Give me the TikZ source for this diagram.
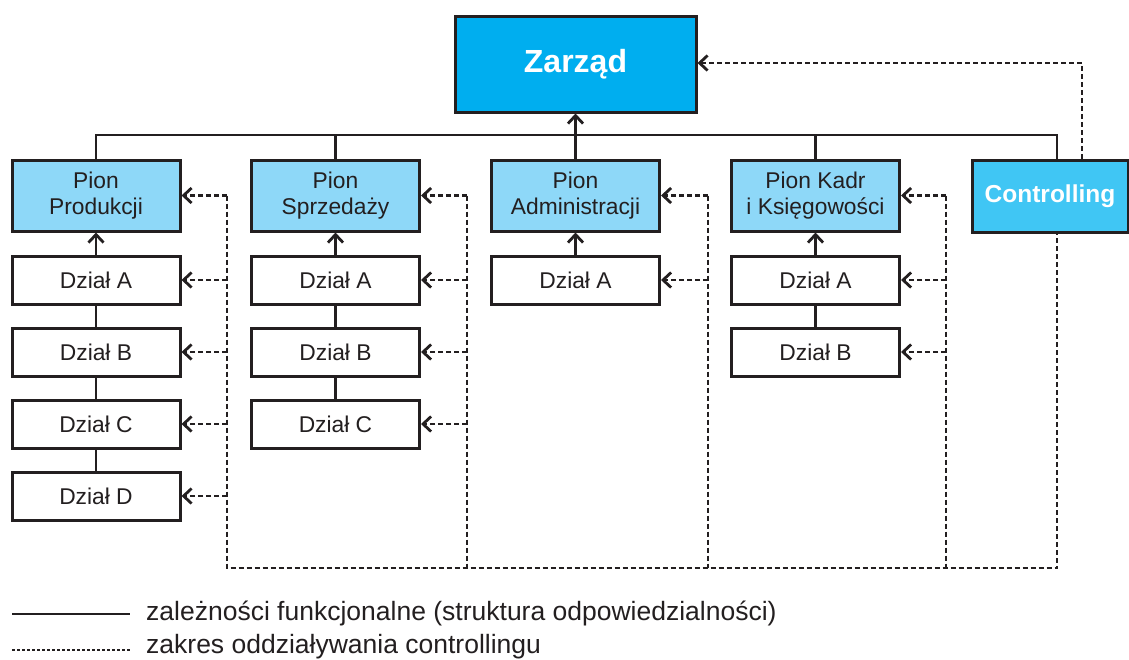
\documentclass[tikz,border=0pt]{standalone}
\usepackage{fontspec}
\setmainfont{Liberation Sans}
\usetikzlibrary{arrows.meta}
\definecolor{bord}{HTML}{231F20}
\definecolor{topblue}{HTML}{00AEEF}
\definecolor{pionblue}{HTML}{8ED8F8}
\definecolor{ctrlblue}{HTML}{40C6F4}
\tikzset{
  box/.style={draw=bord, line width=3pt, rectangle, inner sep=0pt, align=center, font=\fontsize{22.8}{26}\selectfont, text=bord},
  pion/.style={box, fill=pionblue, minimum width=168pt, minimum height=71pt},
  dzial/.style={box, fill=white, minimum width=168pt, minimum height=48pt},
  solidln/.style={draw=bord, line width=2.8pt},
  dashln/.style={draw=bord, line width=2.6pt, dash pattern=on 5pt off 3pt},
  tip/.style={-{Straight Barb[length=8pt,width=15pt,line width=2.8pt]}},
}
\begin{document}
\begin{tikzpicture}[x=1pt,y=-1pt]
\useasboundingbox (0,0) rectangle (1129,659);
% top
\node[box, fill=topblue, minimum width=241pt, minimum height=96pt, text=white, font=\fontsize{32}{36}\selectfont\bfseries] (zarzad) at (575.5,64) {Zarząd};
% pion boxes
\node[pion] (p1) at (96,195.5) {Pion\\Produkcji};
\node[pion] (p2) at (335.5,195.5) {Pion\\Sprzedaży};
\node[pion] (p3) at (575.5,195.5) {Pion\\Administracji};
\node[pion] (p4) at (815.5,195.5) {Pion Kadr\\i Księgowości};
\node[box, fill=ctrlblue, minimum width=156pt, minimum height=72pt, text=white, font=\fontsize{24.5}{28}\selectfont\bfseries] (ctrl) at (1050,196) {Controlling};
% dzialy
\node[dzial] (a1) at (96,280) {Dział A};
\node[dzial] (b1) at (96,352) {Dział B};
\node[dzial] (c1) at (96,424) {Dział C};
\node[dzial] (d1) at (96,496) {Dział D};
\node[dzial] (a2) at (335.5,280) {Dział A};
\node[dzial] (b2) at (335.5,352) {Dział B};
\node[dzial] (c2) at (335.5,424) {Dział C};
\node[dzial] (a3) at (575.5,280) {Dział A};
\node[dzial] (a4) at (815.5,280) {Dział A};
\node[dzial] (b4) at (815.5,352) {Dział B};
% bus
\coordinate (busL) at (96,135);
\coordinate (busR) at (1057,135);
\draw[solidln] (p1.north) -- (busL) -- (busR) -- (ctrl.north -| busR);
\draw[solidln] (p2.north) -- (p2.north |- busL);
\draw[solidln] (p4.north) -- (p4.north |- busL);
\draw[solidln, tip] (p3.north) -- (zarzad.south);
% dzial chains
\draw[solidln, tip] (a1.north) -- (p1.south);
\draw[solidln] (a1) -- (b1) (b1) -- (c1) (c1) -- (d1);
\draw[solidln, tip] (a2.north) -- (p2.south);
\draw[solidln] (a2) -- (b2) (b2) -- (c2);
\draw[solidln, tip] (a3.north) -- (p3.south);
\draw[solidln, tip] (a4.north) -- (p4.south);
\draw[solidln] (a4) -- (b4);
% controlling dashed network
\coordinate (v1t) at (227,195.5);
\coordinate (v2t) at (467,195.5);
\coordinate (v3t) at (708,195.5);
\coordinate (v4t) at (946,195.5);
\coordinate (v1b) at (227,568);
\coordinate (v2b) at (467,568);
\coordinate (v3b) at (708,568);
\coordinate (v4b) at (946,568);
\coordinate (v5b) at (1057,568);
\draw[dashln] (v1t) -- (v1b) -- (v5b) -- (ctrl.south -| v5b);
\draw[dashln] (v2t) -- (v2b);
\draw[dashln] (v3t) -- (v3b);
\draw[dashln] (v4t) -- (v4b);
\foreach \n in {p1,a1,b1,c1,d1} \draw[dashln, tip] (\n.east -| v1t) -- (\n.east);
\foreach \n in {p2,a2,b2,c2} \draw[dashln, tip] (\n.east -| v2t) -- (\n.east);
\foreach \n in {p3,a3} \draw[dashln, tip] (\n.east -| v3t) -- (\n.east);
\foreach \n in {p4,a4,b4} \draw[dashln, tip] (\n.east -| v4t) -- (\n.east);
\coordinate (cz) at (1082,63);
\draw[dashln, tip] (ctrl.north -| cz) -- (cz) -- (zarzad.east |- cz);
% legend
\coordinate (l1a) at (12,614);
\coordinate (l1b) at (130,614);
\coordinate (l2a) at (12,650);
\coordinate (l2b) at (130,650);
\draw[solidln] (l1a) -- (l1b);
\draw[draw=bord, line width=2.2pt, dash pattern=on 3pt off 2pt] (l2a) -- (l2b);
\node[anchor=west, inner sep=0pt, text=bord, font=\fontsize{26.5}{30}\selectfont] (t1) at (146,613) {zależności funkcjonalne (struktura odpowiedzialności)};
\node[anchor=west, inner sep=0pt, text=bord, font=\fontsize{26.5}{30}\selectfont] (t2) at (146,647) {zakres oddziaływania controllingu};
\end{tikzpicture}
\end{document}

• **PROBLEM DETAILS**: Copy out all the data without changing anything, and drop the pictures.

• **EXERCISE ANSWER**:
Give me the TikZ source for this diagram.
\documentclass[tikz,border=0pt]{standalone}
\usepackage{fontspec}
\setmainfont{Liberation Sans}
\usetikzlibrary{arrows.meta}
\definecolor{bord}{HTML}{231F20}
\definecolor{topblue}{HTML}{00AEEF}
\definecolor{pionblue}{HTML}{8ED8F8}
\definecolor{ctrlblue}{HTML}{40C6F4}
\tikzset{
  box/.style={draw=bord, line width=3pt, rectangle, inner sep=0pt, align=center, font=\fontsize{22.8}{26}\selectfont, text=bord},
  pion/.style={box, fill=pionblue, minimum width=168pt, minimum height=71pt},
  dzial/.style={box, fill=white, minimum width=168pt, minimum height=48pt},
  solidln/.style={draw=bord, line width=2.8pt},
  dashln/.style={draw=bord, line width=2.6pt, dash pattern=on 5pt off 3pt},
  tip/.style={-{Straight Barb[length=8pt,width=15pt,line width=2.8pt]}},
}
\begin{document}
\begin{tikzpicture}[x=1pt,y=-1pt]
\useasboundingbox (0,0) rectangle (1129,659);
% top
\node[box, fill=topblue, minimum width=241pt, minimum height=96pt, text=white, font=\fontsize{32}{36}\selectfont\bfseries] (zarzad) at (575.5,64) {Zarząd};
% pion boxes
\node[pion] (p1) at (96,195.5) {Pion\\Produkcji};
\node[pion] (p2) at (335.5,195.5) {Pion\\Sprzedaży};
\node[pion] (p3) at (575.5,195.5) {Pion\\Administracji};
\node[pion] (p4) at (815.5,195.5) {Pion Kadr\\i Księgowości};
\node[box, fill=ctrlblue, minimum width=156pt, minimum height=72pt, text=white, font=\fontsize{24.5}{28}\selectfont\bfseries] (ctrl) at (1050,196) {Controlling};
% dzialy
\node[dzial] (a1) at (96,280) {Dział A};
\node[dzial] (b1) at (96,352) {Dział B};
\node[dzial] (c1) at (96,424) {Dział C};
\node[dzial] (d1) at (96,496) {Dział D};
\node[dzial] (a2) at (335.5,280) {Dział A};
\node[dzial] (b2) at (335.5,352) {Dział B};
\node[dzial] (c2) at (335.5,424) {Dział C};
\node[dzial] (a3) at (575.5,280) {Dział A};
\node[dzial] (a4) at (815.5,280) {Dział A};
\node[dzial] (b4) at (815.5,352) {Dział B};
% bus
\coordinate (busL) at (96,135);
\coordinate (busR) at (1057,135);
\draw[solidln] (p1.north) -- (busL) -- (busR) -- (ctrl.north -| busR);
\draw[solidln] (p2.north) -- (p2.north |- busL);
\draw[solidln] (p4.north) -- (p4.north |- busL);
\draw[solidln, tip] (p3.north) -- (zarzad.south);
% dzial chains
\draw[solidln, tip] (a1.north) -- (p1.south);
\draw[solidln] (a1) -- (b1) (b1) -- (c1) (c1) -- (d1);
\draw[solidln, tip] (a2.north) -- (p2.south);
\draw[solidln] (a2) -- (b2) (b2) -- (c2);
\draw[solidln, tip] (a3.north) -- (p3.south);
\draw[solidln, tip] (a4.north) -- (p4.south);
\draw[solidln] (a4) -- (b4);
% controlling dashed network
\coordinate (v1t) at (227,195.5);
\coordinate (v2t) at (467,195.5);
\coordinate (v3t) at (708,195.5);
\coordinate (v4t) at (946,195.5);
\coordinate (v1b) at (227,568);
\coordinate (v2b) at (467,568);
\coordinate (v3b) at (708,568);
\coordinate (v4b) at (946,568);
\coordinate (v5b) at (1057,568);
\draw[dashln] (v1t) -- (v1b) -- (v5b) -- (ctrl.south -| v5b);
\draw[dashln] (v2t) -- (v2b);
\draw[dashln] (v3t) -- (v3b);
\draw[dashln] (v4t) -- (v4b);
\foreach \n in {p1,a1,b1,c1,d1} \draw[dashln, tip] (\n.east -| v1t) -- (\n.east);
\foreach \n in {p2,a2,b2,c2} \draw[dashln, tip] (\n.east -| v2t) -- (\n.east);
\foreach \n in {p3,a3} \draw[dashln, tip] (\n.east -| v3t) -- (\n.east);
\foreach \n in {p4,a4,b4} \draw[dashln, tip] (\n.east -| v4t) -- (\n.east);
\coordinate (cz) at (1082,63);
\draw[dashln, tip] (ctrl.north -| cz) -- (cz) -- (zarzad.east |- cz);
% legend
\coordinate (l1a) at (12,614);
\coordinate (l1b) at (130,614);
\coordinate (l2a) at (12,650);
\coordinate (l2b) at (130,650);
\draw[solidln] (l1a) -- (l1b);
\draw[draw=bord, line width=2.2pt, dash pattern=on 3pt off 2pt] (l2a) -- (l2b);
\node[anchor=west, inner sep=0pt, text=bord, font=\fontsize{26.5}{30}\selectfont] (t1) at (146,613) {zależności funkcjonalne (struktura odpowiedzialności)};
\node[anchor=west, inner sep=0pt, text=bord, font=\fontsize{26.5}{30}\selectfont] (t2) at (146,647) {zakres oddziaływania controllingu};
\end{tikzpicture}
\end{document}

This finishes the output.